Tuesday, June 27, 2006

The Bunny Diaries: R.I.P Sniffles the 1st

The Country Bunny

The other day two well-meaning friends, our son Henry's godparents, sent our daughter home with a cage, dried hay for bedding, some pellet food, and a water bottle--oh yes, and a baby bunny. He was the most serene rabbit, soft and angora-like, with dappled gray and tan coloring.

"Henry, what are you going to name him?" "Sniffles," he answered, "because he sniffs." That seemed like a perfect name, especially for an on-the-spot decision for an animal whose nose rarely stops twitching.

Several days later our son Eli came down early, as he often does, to check on things. I, too, was up early (a rare occurrence). He came inside and with a look of terror, his eyes wide, he cried: "there is blood in the cage!". I tried to be calm, fearing the worst. "Eli, come in the house and stay in the living room." I went to the cage--oh, phew, the bunny looked fine...at first glance. He wasn't and I can't possibly describe the state he was in because I don't have that in me to describe, but I knew he was suffering. I found a cloth, gathered him up and held him close, and found my husband. Henry was still asleep and Eli, having heard the sound of fear in my voice, had remained upstairs.

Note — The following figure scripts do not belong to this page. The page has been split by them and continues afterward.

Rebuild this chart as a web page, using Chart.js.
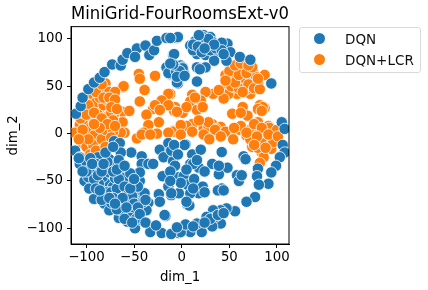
<!DOCTYPE html>
<html>
<head>
<meta charset="utf-8">
<script src="https://cdn.jsdelivr.net/npm/chart.js@4"></script>
<style>
body { margin: 0; background: #fff; font-family: "DejaVu Sans", sans-serif; }
#wrap { position: relative; width: 428px; height: 290px; }
#legend { position: absolute; left: 299px; top: 27px; width: 120px; height: 44px; border: 1px solid #d9d9d9; border-radius: 3px; font-size: 13.5px; color: #111; }
#legend div { position: absolute; left: 45px; line-height: 16px; white-space: nowrap; }
#legend span { position: absolute; left: -31px; top: 2px; width: 11px; height: 11px; border-radius: 50%; }
</style>
</head>
<body>
<div id="wrap">
<canvas id="tsne" width="428" height="290"></canvas>
<div id="legend"></div>
</div>
<script>
const chartTitle = 'MiniGrid-FourRoomsExt-v0';
const seriesNames = ['DQN', 'DQN+LCR'];
const seriesColors = ['#1f77b4', '#ff7f0e'];
const tickValues = [-100, -50, 0, 50, 100];

// [dim_1, dim_2]
const dqnPoints = [
  [-111,21],[-106,29],[-104,38],[-98,47],[-92,54],[-86,59],[-81,65],[-73,73],[-64,72],[-62,78],[-57,85],[-47,90],
  [-49,81],[-38,93],[-34,83],[-29,88],[-26,98],[-16,101],[-5,101],[-9,83],[-8,84],[-12,69],[-5,63],[-11,62],[-1,70],
  [-16,70],[-9,72],[-4,69],[-9,69],[-1,72],[-4,62],[-7,62],[-12.5,63],[-4,53],[-5,54],[1,70],[2,65],[1,69],[-7,70],
  [-12,66],[-14,64],[-6,66],[-2,66],[-9,73],[-5,60],[-12,74],[3,61],
  [-4,102],[-12,101],[9,93],[14.5,98],[19,98],[23,104],[30,102],[39,92],[32,97],[27,93],[16,84],[25,83],[35,84],
  [48,95],[51,86],[47,77],[61,81],[72,78],[34,77],[94,53],[20,69],[16,70],[25,70],[19,68],[16,55],[22,102],[12,88],[42,96],
  [12,94],[17,92],[21,86],[30,88],[36,90],[42,88],[28,100],[34,94],[24,90],[18,104],[44,84],
  [105,12],[108,5],[-112,-18],[-107,-32],[-102,-50],[-97,-58],[-92,-69],[-81,-74],[-76,-81],[-66,-89],[-57,-93],
  [-49,-100],[-33,-104],[-21,-105],[-11,-106],[-3,-105],[-88,-25],[-95,-39],[-76,-27],[-65,-39],[-71,-8],[-65,-10],
  [-83,-39],[-79,-54],[-78,-53],[-83,-61],[-64,-61],[-71,-67],[-55,-50],[-44,-50],[-44,-68],[-35,-73],[-44,-80],[-53,-81],
  [-60,-84],[-67,-77],[-53,-20],[-64,-20],[-42,-24],[-42,-32],[-35,-32],[-30,-32],[-23,-17],[-12,-18],[-14,-10],[-19,-25],
  [-9,-29],[-20,-45],[-14,-56],[-24,-64],[-23,-72],[-11,-65],[-17,-87],[-18,-86],[-3,-46],[-83,-46],[-53,-60],[-44,-41],
  [-62,-75],[-49,-72],[-76,-41],[-37,-81],[-107,-25],[-90,-32],[-72,-33],[-87,-53],[-72,-56],[-60,-47],[-57,-69],[-74,-73],
  [-49,-61],[-39,-63],[-54,-89],[-43,-91],[-64,-81],[-98,-46],[-70,-47],
  [-100,-30],[-96,-26],[-92,-48],[-88,-44],[-84,-40],[-78,-30],[-66,-28],[-78,-62],[-74,-62],[-68,-58],[-66,-48],[-60,-56],
  [-58,-66],[-64,-70],[-52,-66],[-56,-76],[-50,-74],[-46,-56],[-54,-42],[-68,-80],[-60,-90],[-48,-90],[-40,-72],[-72,-68],
  [-84,-70],[-90,-58],[-100,-40],[-108,-26],
  [-104,-40],[-94,-32],[-82,-32],[-72,-40],[-86,-60],[-76,-68],[-62,-68],[-54,-58],[-70,-74],[-46,-78],[-52,-94],[-44,-85],
  [-58,-78],[-38,-70],[-50,-48],[-68,-38],[-80,-20],[-72,-14],[-38,-94],[-27,-97],[-60,-34],
  [106,-12],[108,-20],[103,-25],[99,-34],[94,-41],[80,-37],[79,-45],[91,-53],[81,-54],[77,-67],[68,-72],[56,-82],[47,-79],
  [41,-81],[41,-95],[33,-81],[35,-88],[26,-88],[32,-98],[21,-104],[16,-95],[9,-104],[-1,-104],[4,-96],[-11,-106],
  [30,-90],[38,-86],[44,-84],[24,-94],[12,-98],[-5,-99],
  [4,-11.5],[3,-12],[-11,-18],[11,-22],[20,-17],[42,-19.5],[65,-24],[67,-27],[48,-36],[-7,-34],[9,-32],[18,-36],[2,-45],
  [39,-43],[61,-46],[60,-48],[41,-59],[42,-58],[21,-59],[18,-63],[6,-54],[-3,-63],[9,-63],[6,-75],[8,-76],[-11,-63],[-12,-40],
  [32,-32],[39,-34],[12,-32],[5,-38],[13,-48],[-1,-52],[22,-56],[58,-44],
  [-8,-12],[-4,-22],[16,-28],[24,-40],[-12,-50],[12,-58],[24,-62],[5,-72],[60,-50],[63,-44],[38,-60],[44,-60]
];
const lcrPoints = [
  [87,62],[70,60],[54,58],[46,62],[49,51],[58,67],[63,65],[75,65],[80,53],[72,42],[58,42],[49,42],[78,48],[65,51],[54,69],
  [44,37],[33,42],[25,44],[39,46],[11,41],[9,34],[20,35],[16,25],[1,22],[-7,28],[-12,42],[64,28],[53,21],[69,19],[87,27],
  [82,30],[80,12],[91,8],[61,4],[32,10],[11,10],[23,6],[-9,3],[-1,4],[41,7],[51,2],[72,4],[82,2],[99,2],[60,55],[68,47],
  [55,49],[72,55],[62,60],[67,70],[48,56],[85,28],[76,10],[28,8],[36,5],
  [52,62],[58,60],[66,58],[74,58],[78,60],[52,50],[60,48],[70,52],[76,48],[82,47],[64,44],[56,54],[50,66],[64,72],[60,62],
  [68,64],[74,70],[80,58],[56,72],[62,74],[70,72],[46,56],
  [92,6],[84,6],[98,-6],[90,-8],[84,-20],[78,-8],[74,-14],[100,4],[94,-16],[84,-10],[68,-2],[62,8],
  [5,28],[14,38],[22,28],[28,12],[18,14],[5,8],[35,4],[46,2],[55,6],[62,22],[80,26],[84,24],[-30,26],[-16,32],[-8,24],
  [-80,53],[-93,38],[-74,40],[-86,42],[-79,28],[-98,24],[-90,27],[-85,35],[-102,16],[-111,2],[-100,11],[-93,16],[-86,11],
  [-76,9],[-107,9],[-62,49],[-61,50],[-62,23],[-55,24],[-62,12],[-45,63],[-44,58],[-28,61],[-39,46],[-44,34],[-14,42],[-21,35],
  [-14,30],[-28,30],[-37,20],[-23,25],[-5,23],[-24,12],[-35,9],[-9,2],[-40,1],[-60,1],[-1,9],[-83,23],[-107,21],[-71,21],
  [-112,1],[-105,-10],[-97,-18],[-88,1],[-93,-8],[-83,-10],[-100,1],[-64,1],[-47,-5],[-42,-1],[-26,0],[-14,1],[-1,-1],[-33,-1],
  [-94,28],[-82,18],[-92,5],[-77,32],[-90,-14],[-102,-4],[-80,-2],[-87,-18],[-78,18],[-97,34],[-87,25],[-72,30],
  [-100,30],[-94,42],[-86,48],[-80,46],[-76,44],[-90,33],[-82,30],[-74,22],[-104,14],[-96,6],[-92,-2],[-106,-4],[-100,-14],
  [-93,-12],[-84,-6],[-80,4],[-72,2],[-72,14],[-88,20],[-94,18],[-106,16],[-82,-16],[-96,-22],[-79,36],[-73,34],[-86,38],[-70,44],
  [-104,22],[-98,30],[-90,44],[-84,52],[-82,38],[-76,38],[-70,36],[-74,28],[-68,26],[-100,20],[-92,22],[-84,16],[-78,10],
  [-70,8],[-104,4],[-98,-6],[-90,-18],[-80,-14],[-74,-4],[-86,6],[-92,10],[-108,-6],
  [23,-1],[29,-6],[11,2],[54,-6],[72,-6],[80,-15],[96,-9],[91,-1],[86,-25],[82,-31],[101,-3],[68,1],[41,-3],[79,-3],[88,-15],[76,-12]
];

const toXY = pts => pts.map(p => ({ x: p[0], y: p[1] }));
const tickFont = { family: '"DejaVu Sans"', size: 13.3 };

function fixTicks(axis) {
  axis.ticks = tickValues.map(v => ({ value: v }));
}
function minusLabel(v) {
  return String(v).replace('-', '\u2212');
}

const frame = {
  id: 'frame',
  afterDatasetsDraw(chart) {
    const a = chart.chartArea, c = chart.ctx;
    c.save();
    c.strokeStyle = '#000';
    c.lineWidth = 1;
    c.strokeRect(a.left, a.top, a.right - a.left, a.bottom - a.top);
    c.restore();
  }
};

new Chart(document.getElementById('tsne'), {
  type: 'scatter',
  data: {
    datasets: [
      { label: seriesNames[0], data: toXY(dqnPoints), backgroundColor: seriesColors[0] },
      { label: seriesNames[1], data: toXY(lcrPoints), backgroundColor: seriesColors[1] }
    ]
  },
  options: {
    responsive: false,
    animation: false,
    layout: { padding: { top: 0, right: 139, bottom: 0, left: 0 } },
    elements: { point: { radius: 5.7, borderColor: '#fff', borderWidth: 0.8 } },
    plugins: {
      legend: { display: false },
      tooltip: { enabled: false },
      title: {
        display: true,
        text: chartTitle,
        fullSize: false,
        color: '#000',
        font: { family: '"DejaVu Sans"', size: 17.2, weight: 'normal' },
        padding: { top: 4, bottom: 2 }
      }
    },
    scales: {
      x: {
        min: -116.2, max: 112.6,
        afterBuildTicks: fixTicks,
        afterFit(axis) { axis.height = 46; },
        grid: { drawOnChartArea: false, tickLength: 4, tickColor: '#000' },
        border: { color: '#000' },
        ticks: { color: '#000', font: tickFont, maxRotation: 0, padding: 2, callback: minusLabel },
        title: { display: true, text: 'dim_1', color: '#000', font: tickFont, padding: { top: 1, bottom: 4 } }
      },
      y: {
        min: -116.6, max: 113,
        afterBuildTicks: fixTicks,
        afterFit(axis) { axis.width = 71; },
        grid: { drawOnChartArea: false, tickLength: 4, tickColor: '#000' },
        border: { color: '#000' },
        ticks: { color: '#000', font: tickFont, padding: 4, callback: minusLabel },
        title: { display: true, text: 'dim_2', color: '#000', font: tickFont, padding: { top: 6, bottom: 0 } }
      }
    }
  },
  plugins: [frame]
});

const legendBox = document.getElementById('legend');
seriesNames.forEach((name, i) => {
  const row = document.createElement('div');
  row.style.top = (3 + i * 21) + 'px';
  row.textContent = name;
  const dot = document.createElement('span');
  dot.style.background = seriesColors[i];
  row.appendChild(dot);
  legendBox.appendChild(row);
});
</script>
</body>
</html>
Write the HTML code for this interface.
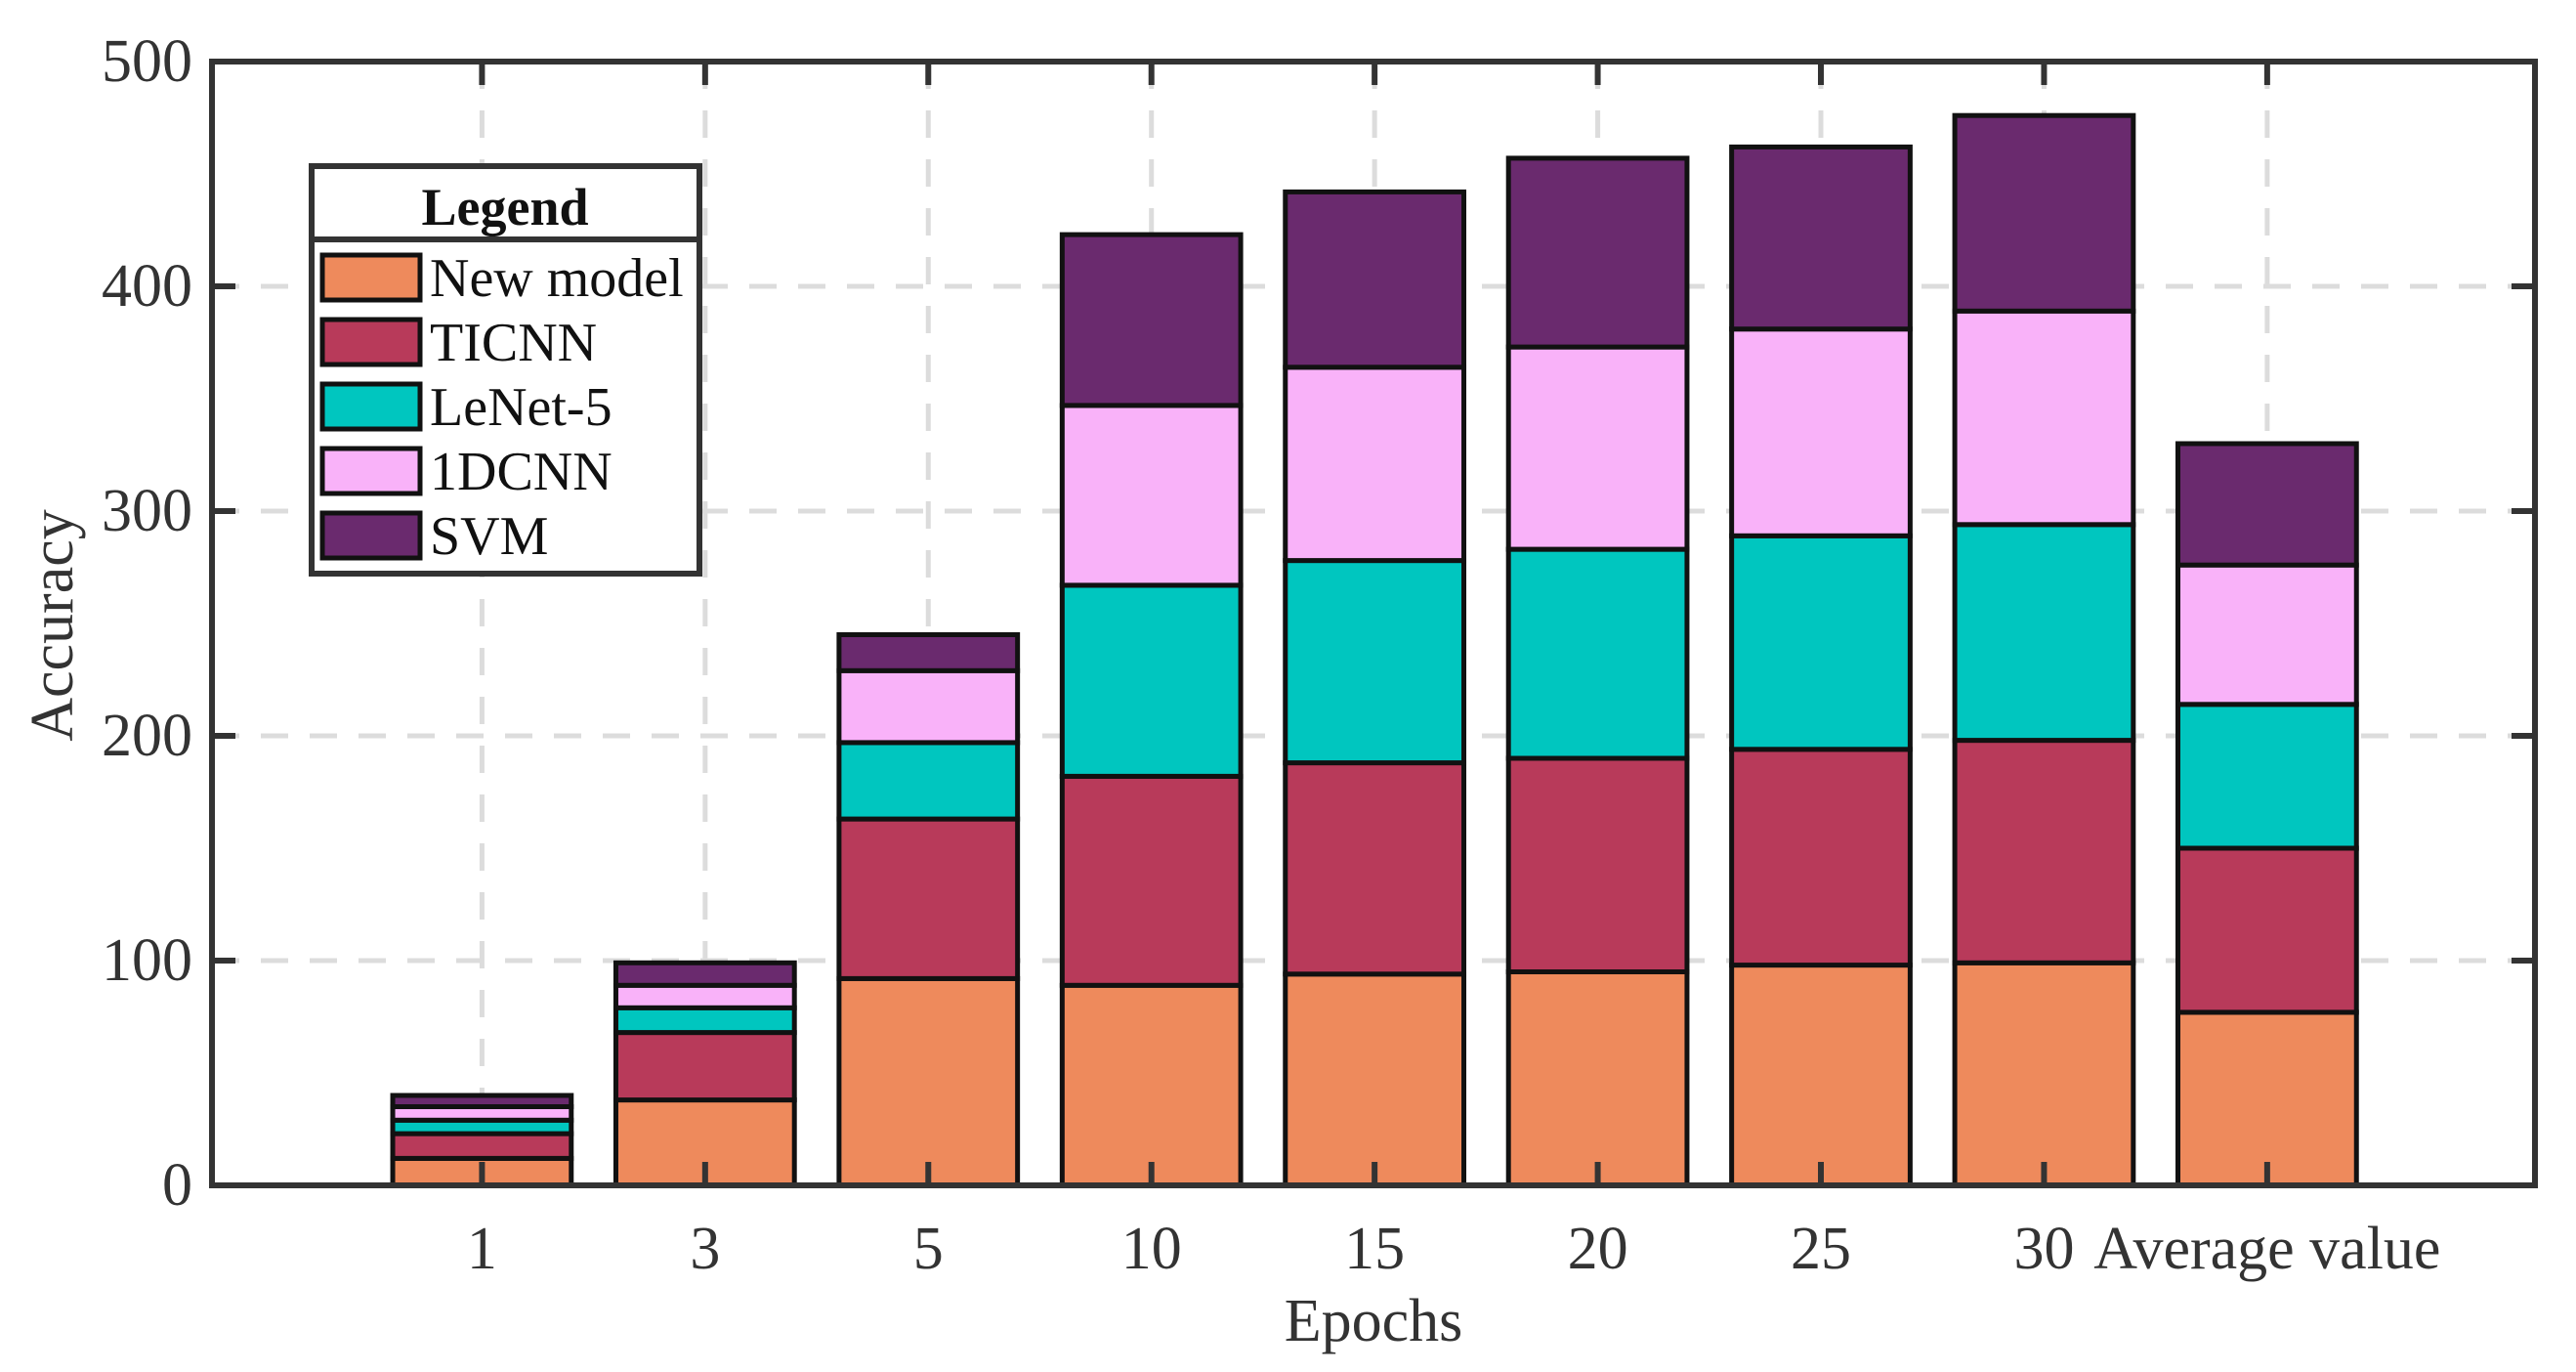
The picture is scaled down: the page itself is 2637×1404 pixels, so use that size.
<!DOCTYPE html>
<html><head><meta charset="utf-8"><style>
html,body{margin:0;padding:0;background:#fff;}
svg{display:block;font-family:"Liberation Serif",serif;}
</style></head><body>
<svg id="chart" width="2637" height="1404" viewBox="0 0 2637 1404" xmlns="http://www.w3.org/2000/svg">
<g id="grid"></g>
<g id="bars"></g>
<g id="axes"></g>
<g id="legend"></g>
</svg>
<script>
const categories = ["1","3","5","10","15","20","25","30","Average value"];
const seriesNames = ["New model","TICNN","LeNet-5","1DCNN","SVM"];
const newModel = [12,38,92,89,94,95,98,99,77];
const ticnn    = [11,30,71,93,94,95,96,99,73];
const lenet5   = [6,11,34,85,90,93,95,96,64];
const cnn1d    = [6,10,32,80,86,90,92,95,62];
const svm      = [5,10,16,76,78,84,81,87,54];
const yTicks = [0,100,200,300,400,500];
const colors = ["#EE8A5C","#B83A5A","#00C6BF","#F9B2F9","#6A2A6E"];

const NS="http://www.w3.org/2000/svg";
const L=217,R=2595,T=63,B=1213;
const xMin=-0.21,xMax=10.2,yMax=500;
function xs(i){return L+(i+1-xMin)/(xMax-xMin)*(R-L);}
function ys(v){return B-v/yMax*(B-T);}
function mk(tag,attrs,parent){const e=document.createElementNS(NS,tag);for(const k in attrs)e.setAttribute(k,attrs[k]);parent.appendChild(e);return e;}
const grid=document.getElementById('grid'),bars=document.getElementById('bars'),axes=document.getElementById('axes'),legend=document.getElementById('legend');

yTicks.forEach(t=>{
  if(t>0&&t<yMax){
    const g=mk('line',{x1:L,x2:R,y1:ys(t),y2:ys(t),stroke:'#dcdcdc','stroke-width':5,'stroke-dasharray':'28,22'},grid);
    
    
  }
});
categories.forEach((c,i)=>{
  const g=mk('line',{x1:xs(i),x2:xs(i),y1:T,y2:B,stroke:'#dcdcdc','stroke-width':5,'stroke-dasharray':'28,22'},grid);
  
  
});

const series=[newModel,ticnn,lenet5,cnn1d,svm];
const bw=0.8*(R-L)/(xMax-xMin);
categories.forEach((c,i)=>{
  let cum=0;
  series.forEach((s,k)=>{
    const y0=ys(cum),y1=ys(cum+s[i]);cum+=s[i];
    const r=mk('rect',{x:xs(i)-bw/2,y:y1,width:bw,height:y0-y1,fill:colors[k],stroke:'#111','stroke-width':5},bars);
    
    
  });
});

// frame
const fr=mk('rect',{x:L,y:T,width:R-L,height:B-T,fill:'none',stroke:'#333','stroke-width':6},axes);


yTicks.forEach(t=>{
  const y=ys(t);
  const a=mk('line',{x1:L,x2:L+24,y1:y,y2:y,stroke:'#333','stroke-width':6},axes);
  
  
  const b=mk('line',{x1:R-24,x2:R,y1:y,y2:y,stroke:'#333','stroke-width':6},axes);
  
  
  const tx=mk('text',{x:L-20,y:y+20,'text-anchor':'end','font-size':62,fill:'#333'},axes);
  tx.textContent=t;
  
  
});
categories.forEach((c,i)=>{
  const x=xs(i);
  const a=mk('line',{x1:x,x2:x,y1:B,y2:B-24,stroke:'#333','stroke-width':6},axes);
  
  
  const b=mk('line',{x1:x,x2:x,y1:T,y2:T+24,stroke:'#333','stroke-width':6},axes);
  
  
  const tx=mk('text',{x:x,y:1298,'text-anchor':'middle','font-size':62,fill:'#333'},axes);
  tx.textContent=c;
  
  
});
const xl=mk('text',{x:1406,y:1372,'text-anchor':'middle','font-size':62,fill:'#333'},axes);
xl.textContent='Epochs';


const yl=mk('text',{x:0,y:0,'text-anchor':'middle','font-size':62,fill:'#333',transform:'translate(74,640) rotate(-90)'},axes);
yl.textContent='Accuracy';



// legend
const lb=mk('rect',{x:319,y:170,width:397,height:417,fill:'#fff',stroke:'#333','stroke-width':6},legend);


const ld=mk('line',{x1:319,x2:716,y1:245,y2:245,stroke:'#333','stroke-width':6},legend);


const lt=mk('text',{x:517,y:230,'text-anchor':'middle','font-size':54,'font-weight':'bold',fill:'#111'},legend);
lt.textContent='Legend';


seriesNames.forEach((n,k)=>{
  const cy=284+k*66;
  const s=mk('rect',{x:330,y:cy-23,width:100,height:46,fill:colors[k],stroke:'#111','stroke-width':5},legend);
  
  
  const t=mk('text',{x:440,y:cy+19,'font-size':56,fill:'#111'},legend);
  t.textContent=n;
  
  
});
</script>
</body></html>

My first thought was, this animal is not going to make it, my next thought was deep empathy for the wee bunny, and my final one was that Henry will be devastated. My husband came down, we went to the mudroom, and I just lost it. I couldn't hold back the tears. I felt like Fern Arable at the prospect of losing Wilbur the runt to the hands of farm fate. My husband, who grew up with more farm animals than I ever did, knew what to do so the bunny would no longer suffer. I knew that calling a vet at that point was not an option. It was clear that the poor animal had been tortured by a cat who could reach his long arms through the thin cage rails. In our ignorance at the cage limitations, we had left Sniff on the porch at night. Big mistake, even for a country village bunny like ours. [By the way, my favorite all-time Easter bunny children's book? THE COUNTRY BUNNY and the Little Gold Shoes by Marjorie Flack]

Henry soon came downstairs and we brought him onto our laps and gave both he and Eli the news. As it was Henry's bunny, we knew he would take it the hardest. My husband had buried Sniff under the arborvitae hedge where he (or she--it was too soon to tell) liked to play and hide, and placed a rock over his spot. The boys brought flowers to Sniffles for several days and we even had a small memorial service for the bunny. I remembered the many gerbils, turtles, chameleons, dogs and cats that we lost as children. But there is nothing like your own child's first pet death--an important lesson in life and love. These small tragedies in the animal world make us the humans that we are.

POSTSCRIPT: A few days after Sniff died, my husband went back to our friends who had the bunny litter and brought home not one but two more: one for Henry and one for Eli. It was a huge surprise for everyone. "Sniffles II" and "Bunny" as Eli named his white and brown-spotted bunny. Sniffles looks just like the first. I'll post a photo soon. Now we realize they may be one girl and one boy so separate cages will be our next quest...or we might be finding ourselves with a litter of our own.